▶ [GIVEN TASK]:
Return, without pictures, the lines from the start of the data through the one that contains "minimum width=183pt, minimum".

▶ [MATERIAL PROVIDED]:
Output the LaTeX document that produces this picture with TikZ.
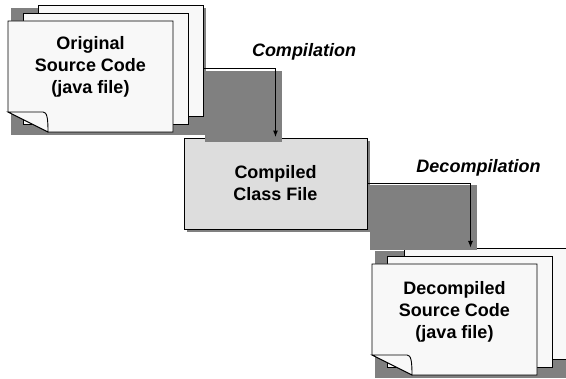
\documentclass[tikz,border=0pt]{standalone}
\usepackage{fontspec}
\setmainfont{Liberation Sans}
\usetikzlibrary{arrows.meta,fit,backgrounds}
\definecolor{sheetfill}{RGB}{248,248,248}
\definecolor{boxfill}{RGB}{221,221,221}
\definecolor{shadowgray}{RGB}{128,128,128}
\tikzset{
  sheet/.style={draw, fill=sheetfill, line width=0.9pt, minimum width=165pt, minimum height=111pt, inner sep=0pt, outer sep=0pt},
  doctext/.style={align=center, font=\fontsize{18}{22}\selectfont\bfseries},
  steplabel/.style={anchor=base, inner sep=0pt, font=\fontsize{18}{22}\selectfont\bfseries\itshape},
  flow/.style={line width=1.6pt, -{Latex[length=7pt,width=5pt]}},
  group/.style={inner sep=0pt, outer sep=0pt},
}
\begin{document}
\begin{tikzpicture}[x=1pt,y=-1pt]
    \useasboundingbox (0,0) rectangle (566,379);

    % 元のソースコード
    \node[sheet] (orig3) at (120.5,60.5) {};
    \node[sheet] (orig2) at (105.5,68.5) {};
    \node[sheet, draw=none, fill=none] (orig1) at (90.5,76.5) {};
    \filldraw[fill=sheetfill, line width=0.9pt] (orig1.north west) -- (orig1.north east) -- (orig1.south east)
      -- ([xshift=40pt]orig1.south west) -- ([yshift=20pt]orig1.south west) -- cycle;
    \filldraw[fill=sheetfill, line width=0.9pt] ([yshift=20pt]orig1.south west) -- ([shift={(35pt,20pt)}]orig1.south west)
      .. controls ([shift={(39pt,20pt)}]orig1.south west) and ([shift={(40pt,14pt)}]orig1.south west) .. ([xshift=40pt]orig1.south west) -- cycle;
    \node[doctext] (origtext) at ([yshift=10pt]orig1.center) {Original\\Source Code\\(java file)};
    \node[group, fit=(orig1)(orig3)] (origgrp) {};

    % クラスファイル
    \node[draw, fill=boxfill, line width=0.9pt, minimum width=183pt, minimum height=91pt, doctext] (compiled) at (275.5,183.5) {Compiled\\Class File};

    % 逆コンパイル後のソースコード
    \node[sheet] (decomp3) at (486.5,303.5) {};
    \node[sheet] (decomp2) at (469.5,311.5) {};
    \node[sheet, draw=none, fill=none] (decomp1) at (454.5,319.5) {};
    \filldraw[fill=sheetfill, line width=0.9pt] (decomp1.north west) -- (decomp1.north east) -- (decomp1.south east)
      -- ([xshift=40pt]decomp1.south west) -- ([yshift=20pt]decomp1.south west) -- cycle;
    \filldraw[fill=sheetfill, line width=0.9pt] ([yshift=20pt]decomp1.south west) -- ([shift={(35pt,20pt)}]decomp1.south west)
      .. controls ([shift={(39pt,20pt)}]decomp1.south west) and ([shift={(40pt,14pt)}]decomp1.south west) .. ([xshift=40pt]decomp1.south west) -- cycle;
    \node[doctext] (decomptext) at ([yshift=7.5pt]decomp1.center) {Decompiled\\Source Code\\(java file)};
    \node[group, fit=(decomp1)(decomp3)] (decompgrp) {};

    % 影
    \begin{pgfonlayer}{background}
      \fill[shadowgray] ([shift={(3pt,-3pt)}]origgrp.north west) rectangle ([shift={(3pt,-3pt)}]origgrp.south east);
      \fill[shadowgray] ([shift={(3pt,-3pt)}]compiled.north west) rectangle ([shift={(3pt,-3pt)}]compiled.south east);
      \fill[shadowgray] ([shift={(3pt,-3pt)}]decompgrp.north west) rectangle ([shift={(3pt,-3pt)}]decompgrp.south east);
    \end{pgfonlayer}

    % エッジ
    \fill[shadowgray] ([shift={(2pt,-2.5pt)}]origgrp.east) rectangle ([shift={(6.5pt,-4pt)}]compiled.north);
    \draw[flow] (origgrp.east) -| (compiled.north);
    \fill[shadowgray] ([shift={(3pt,-1.5pt)}]compiled.east) rectangle ([shift={(6.5pt,-2pt)}]decompgrp.north);
    \draw[flow] (compiled.east) -| (decompgrp.north);

    \node[steplabel] (complabel) at (304,57) {Compilation};
    \node[steplabel] (decomplabel) at (478.5,172.5) {Decompilation};
\end{tikzpicture}
\end{document}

▶ [WORKED ANSWER]:
Output the LaTeX document that produces this picture with TikZ.
\documentclass[tikz,border=0pt]{standalone}
\usepackage{fontspec}
\setmainfont{Liberation Sans}
\usetikzlibrary{arrows.meta,fit,backgrounds}
\definecolor{sheetfill}{RGB}{248,248,248}
\definecolor{boxfill}{RGB}{221,221,221}
\definecolor{shadowgray}{RGB}{128,128,128}
\tikzset{
  sheet/.style={draw, fill=sheetfill, line width=0.9pt, minimum width=165pt, minimum height=111pt, inner sep=0pt, outer sep=0pt},
  doctext/.style={align=center, font=\fontsize{18}{22}\selectfont\bfseries},
  steplabel/.style={anchor=base, inner sep=0pt, font=\fontsize{18}{22}\selectfont\bfseries\itshape},
  flow/.style={line width=1.6pt, -{Latex[length=7pt,width=5pt]}},
  group/.style={inner sep=0pt, outer sep=0pt},
}
\begin{document}
\begin{tikzpicture}[x=1pt,y=-1pt]
    \useasboundingbox (0,0) rectangle (566,379);

    % 元のソースコード
    \node[sheet] (orig3) at (120.5,60.5) {};
    \node[sheet] (orig2) at (105.5,68.5) {};
    \node[sheet, draw=none, fill=none] (orig1) at (90.5,76.5) {};
    \filldraw[fill=sheetfill, line width=0.9pt] (orig1.north west) -- (orig1.north east) -- (orig1.south east)
      -- ([xshift=40pt]orig1.south west) -- ([yshift=20pt]orig1.south west) -- cycle;
    \filldraw[fill=sheetfill, line width=0.9pt] ([yshift=20pt]orig1.south west) -- ([shift={(35pt,20pt)}]orig1.south west)
      .. controls ([shift={(39pt,20pt)}]orig1.south west) and ([shift={(40pt,14pt)}]orig1.south west) .. ([xshift=40pt]orig1.south west) -- cycle;
    \node[doctext] (origtext) at ([yshift=10pt]orig1.center) {Original\\Source Code\\(java file)};
    \node[group, fit=(orig1)(orig3)] (origgrp) {};

    % クラスファイル
    \node[draw, fill=boxfill, line width=0.9pt, minimum width=183pt, minimum height=91pt, doctext] (compiled) at (275.5,183.5) {Compiled\\Class File};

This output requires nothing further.